A picture almost a year in the making.... Perhaps it is my last picture to ever come out of my trip to Venice in April 2011. It is certainly a picture I have been obsessing about for almost the entire time I have been home from Venice. It is quite a long story but Torcello was one of the places I was keen to visit during my trip to the Venetian Lagoon. I had seen pictures of this place, which by the way is the Church of Santa Fosca, and this became high on my priority list of pictures I wanted to take. The day we visited Torcello was a typically glorious Venetian sunny day and though there were a fair few tourists arriving via the vaperettos, it was also a quiet and peaceful place. This gave me opportunities to take the picture of this beautiful church that I had been imagining, though the story of why the picture took so long to complete began that day as well.
You see if you look at many other pictures of this church (and maybe I will show the original RAW pictures soon to highlight my point) you will notice that there is a church spire behind the top left of this church. It is actually the spire to the cathedral that lies next to this little church (click this link).

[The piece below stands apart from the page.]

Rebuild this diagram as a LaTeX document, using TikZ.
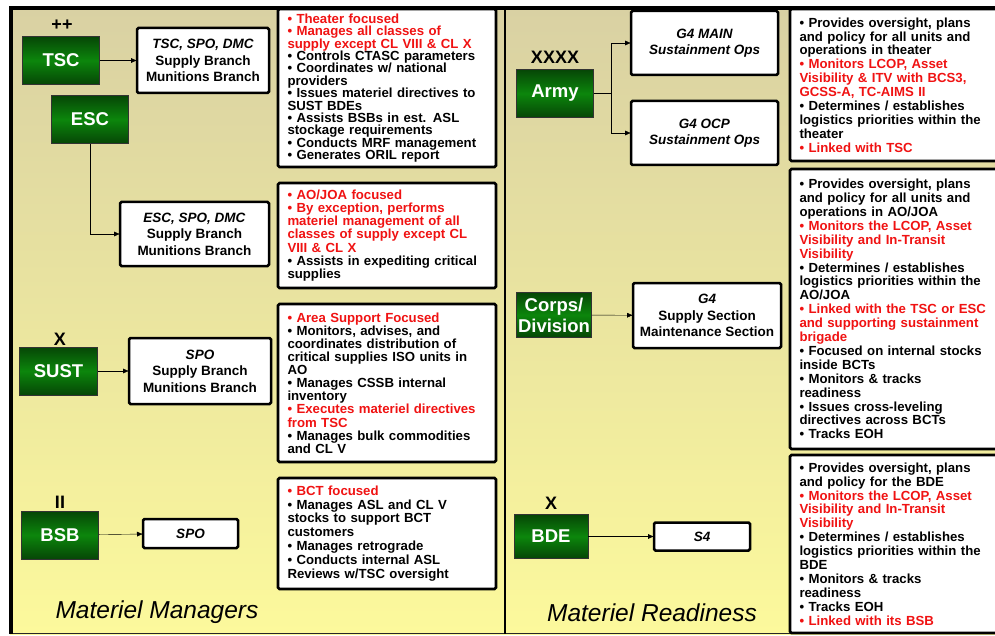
\documentclass[tikz,border=0pt]{standalone}
\usepackage{fontspec}
\setmainfont{Liberation Sans}
\usetikzlibrary{arrows.meta,positioning}
\definecolor{bgtop}{RGB}{217,209,163}
\definecolor{bgbot}{RGB}{252,249,156}
\definecolor{redtxt}{RGB}{240,18,18}
\definecolor{gdark}{RGB}{6,70,6}
\definecolor{gmid}{RGB}{12,134,12}
\newcommand{\rd}[1]{\textcolor{redtxt}{#1}}
\begin{document}
\begin{tikzpicture}[x=1pt,y=-1pt,>={Latex[length=6pt,width=5pt]},
unit/.style={draw=black!80,line width=0.8pt,top color=gdark,bottom color=gdark,middle color=gmid,
  text=white,font=\bfseries\fontsize{18.5}{21}\selectfont,align=center,inner sep=1pt,
  minimum width=77pt,minimum height=48pt},
cell/.style={draw,line width=2.5pt,rounded corners=1.5pt,fill=white,outer sep=0pt,
  font=\bfseries\fontsize{13.5}{16.5}\selectfont,align=center,inner sep=1pt},
notes/.style={draw,line width=2.8pt,rounded corners=1.5pt,fill=white,outer sep=0pt,
  anchor=north west,align=left,inner xsep=9.5pt,inner ysep=1pt,
  font=\bfseries\fontsize{13.2}{#1}\selectfont},
notes/.default=13.9,
echelon/.style={font=\bfseries\fontsize{18}{18}\selectfont,inner sep=0pt},
title/.style={font=\itshape\fontsize{24.5}{24.5}\selectfont,inner sep=0pt}]
\useasboundingbox (0,0) rectangle (995,636);
% background panels and frame
\shade[top color=bgtop,bottom color=bgbot] (10,8) rectangle (505,634);
\shade[top color=bgtop,bottom color=bgbot] (505,8) rectangle (1000,634);
\draw[line width=1pt,black!85] (10,633.5)--(1000,633.5);
\draw[line width=1.2pt] (505,8)--(505,634);
\draw[line width=4pt] (11,634)--(11,8)--(1000,8);

%% Materiel Managers
\node[unit] (tsc) at (61,60.5) {TSC};
\node[echelon] (tscech) at (62,25) {++};
\node[cell,minimum width=132pt,minimum height=65pt] (tscspo) at (203,60.5)
  {\textit{TSC, SPO, DMC}\\Supply Branch\\Munitions Branch};
\node[unit] (esc) at (90,119.5) {ESC};
\node[cell,minimum width=149pt,minimum height=64pt] (escspo) at (194.5,234)
  {\textit{ESC, SPO, DMC}\\Supply Branch\\Munitions Branch};
\node[unit,minimum width=78pt] (sust) at (58.5,371) {SUST};
\node[echelon] (sustech) at (60,339) {X};
\node[cell,minimum width=142pt,minimum height=66pt] (sustspo) at (200,371)
  {\textit{SPO}\\Supply Branch\\Munitions Branch};
\node[unit] (bsb) at (60,535) {BSB};
\node[echelon] (bsbech) at (60,502) {II};
\node[cell,minimum width=95pt,minimum height=29pt] (bsbspo) at (190.5,533.5) {\textit{SPO}};
\draw[->] (tsc)--(tscspo);
\draw[->] (esc.south) |- (escspo.west);
\draw[->] (sust)--(sustspo);
\draw[->] (bsb)--(bsbspo);

\node[notes=12.4,text width=199pt,minimum width=218pt,minimum height=158pt] (tscnote) at (278,9)
  {\rd{• Theater focused}\\
   \rd{• Manages all classes of}\\
   \rd{supply except CL VIII \& CL X}\\
   • Controls CTASC parameters\\
   • Coordinates w/ national\\
   providers\\
   • Issues materiel directives to\\
   SUST BDEs\\
   • Assists BSBs in est. ASL\\
   stockage requirements\\
   • Conducts MRF management\\
   • Generates ORIL report};
\node[notes=13.1,text width=199pt,minimum width=218pt,minimum height=105pt] (escnote) at (278,183)
  {\rd{• AO/JOA focused}\\
   \rd{• By exception, performs}\\
   \rd{materiel management of all}\\
   \rd{classes of supply except CL}\\
   \rd{VIII \& CL X}\\
   • Assists in expediting critical\\
   supplies};
\node[notes=13.1,text width=199pt,minimum width=218pt,minimum height=158pt] (sustnote) at (278,304)
  {\rd{• Area Support Focused}\\
   • Monitors, advises, and\\
   coordinates distribution of\\
   critical supplies ISO units in\\
   AO\\
   • Manages CSSB internal\\
   inventory\\
   \rd{• Executes materiel directives}\\
   \rd{from TSC}\\
   • Manages bulk commodities\\
   and CL V};
\node[notes=13.9,text width=199pt,minimum width=218pt,minimum height=111pt] (bsbnote) at (278,478)
  {\rd{• BCT focused}\\
   • Manages ASL and CL V\\
   stocks to support BCT\\
   customers\\
   • Manages retrograde\\
   • Conducts internal ASL\\
   Reviews w/TSC oversight};
\node[title] (mgrs) at (157,612) {Materiel Managers};

%% Materiel Readiness
\node[unit] (army) at (555,93.5) {Army};
\node[echelon] (armyech) at (555,57) {XXXX};
\node[cell,minimum width=147pt,minimum height=64pt] (g4main) at (704.5,43)
  {\textit{G4 MAIN}\\\textit{Sustainment Ops}};
\node[cell,minimum width=147pt,minimum height=64pt] (g4ocp) at (704.5,133)
  {\textit{G4 OCP}\\\textit{Sustainment Ops}};
\node[unit,minimum width=75pt,minimum height=45pt] (corps) at (554,315) {Corps/\\Division};
\node[cell,minimum width=148pt,minimum height=65pt] (g4div) at (707,315.5)
  {\textit{G4}\\Supply Section\\Maintenance Section};
\node[unit,minimum width=74pt,minimum height=44pt] (bde) at (551,536.5) {BDE};
\node[echelon] (bdeech) at (551,503) {X};
\node[cell,minimum width=96pt,minimum height=28pt] (s4) at (702,536.5) {\textit{S4}};
\draw (army.east) -- ++(17,0) coordinate (split);
\draw[->] (split) |- (g4main.west);
\draw[->] (split) |- (g4ocp.west);
\draw[->] (corps)--(g4div);
\draw[->] (bde)--(s4);

\node[notes,text width=220pt,minimum width=216pt,minimum height=152pt] (armynote) at (790,9)
  {• Provides oversight, plans\\
   and policy for all units and\\
   operations in theater\\
   \rd{• Monitors LCOP, Asset}\\
   \rd{Visibility \& ITV with BCS3,}\\
   \rd{GCSS-A, TC-AIMS II}\\
   • Determines / establishes\\
   logistics priorities within the\\
   theater\\
   \rd{• Linked with TSC}};
\node[notes,text width=220pt,minimum width=216pt,minimum height=280pt] (corpsnote) at (790,169)
  {• Provides oversight, plans\\
   and policy for all units and\\
   operations in AO/JOA\\
   \rd{• Monitors the LCOP, Asset}\\
   \rd{Visibility and In-Transit}\\
   \rd{Visibility}\\
   • Determines / establishes\\
   logistics priorities within the\\
   AO/JOA\\
   \rd{• Linked with the TSC or ESC}\\
   \rd{and supporting sustainment}\\
   \rd{brigade}\\
   • Focused on internal stocks\\
   inside BCTs\\
   • Monitors \& tracks\\
   readiness\\
   • Issues cross-leveling\\
   directives across BCTs\\
   • Tracks EOH};
\node[notes,text width=220pt,minimum width=216pt,minimum height=178pt] (bdenote) at (790,455)
  {• Provides oversight, plans\\
   and policy for the BDE\\
   \rd{• Monitors the LCOP, Asset}\\
   \rd{Visibility and In-Transit}\\
   \rd{Visibility}\\
   • Determines / establishes\\
   logistics priorities within the\\
   BDE\\
   • Monitors \& tracks\\
   readiness\\
   • Tracks EOH\\
   \rd{• Linked with its BSB}};
\node[title] (ready) at (652,613) {Materiel Readiness};
\end{tikzpicture}
\end{document}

The day we visited, my old enemy in photography had covered the whole of the spire - scaffolding. I took the usual 3 bracketed shots with the intention of creating an HDR but when I was back home in England, nothing could make me nearly satisfied with the pictures I tried, as the scaffolding was hugely distracting and very ugly. I knew that for the picture to be any good, I had to get rid of it. This was an amazingly tough job, as it was not a simple spot heal / clone stamp job. The tone and colour gradient of the sky was different throughout the whole picture and the church spire complete with scaffolding was too large an object (and connected visually to the church in the picture) to easily displace. My photoshop skills have never been good, so I knew as well that I would just have to wait for a time I could easily remove (without being noticeable) the spire in the background.
Well it wasn't easy, but 3 hours working on this picture last week finally paid off and the blood & sweat that went into this picture, began to produce a result I was very happy with. In the end I blended the picture with a texture of sandstone I took from rocks in the Czech Republic, to give it it's final rustic look. I've called it 'Timeless Torcello' because this church alone dates back 1000 years. The cathedral next to it (Cathedral of Santa Maria Assunta) was founded in 639AD. Torcello is an ancient place and in fact was the first colonised island in the Venetian lagoon. If you ever do visit Venice, I promise you will not regret visiting the very special island of Torcello.